Awe Pat, your little girl Ava has stolen my :heart: too. She's so precious. I love the second photo of her. It's so funny when I see her looking at her sissy, Abbey....they really can communicate to one another just by looking at each other through their eyes. Ava has such expressive eyes! :wub: Yes, I totally agree...it's the haircut, too. I used to have Josey in a longer, fuller coat. I just couldn't maintain it and keep up on it daily and work. I love the shorter styles on our babies! :tender: Now, tell Abbey don't be shy, look at the camera, it's her turn! :wub2:


----------



## Matilda's mommy (Jun 1, 2005)

oh my gosh Pat that second picture is just adorable:wub: I have to meet Ava one day she's sooo cute:wub:


----------



## Rocky's Mom (Apr 10, 2010)

Oh Ava, you are just toooooooo cute...I just want to squeeze you! :wub2:


----------



## The A Team (Dec 1, 2005)

Isn't it funny how these tiny creatures can take up so much of our hearts!:wub:


----------



## Kara (Apr 29, 2007)

Oh those girls of yours are just as sweet as can be. 

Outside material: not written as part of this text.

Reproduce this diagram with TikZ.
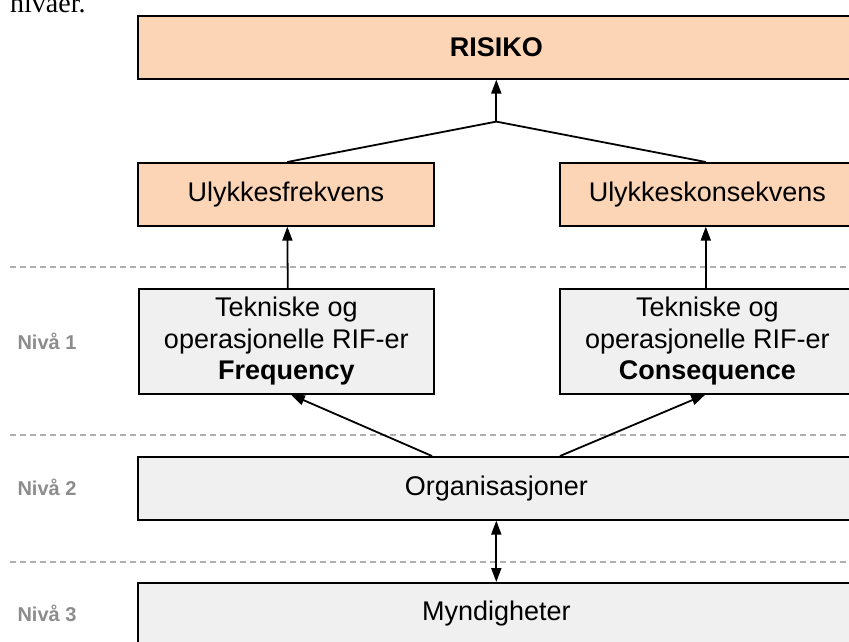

I have missed pictures of everyones babies.


----------



## momtoboo (Jan 30, 2006)

AWWW, little Ava, mommies little angel. :wub: You do cute very well.


----------



## Katkoota (Feb 18, 2006)

awwwh Ava, you little sweetheart!!! I dont blame mama for taking your pictures!!!!! I am glad that she is also sharing and letting us melt and smile  

haha that picture of her looking at Abby and reading the captions cracked me up ^_^

hugs
Kat


----------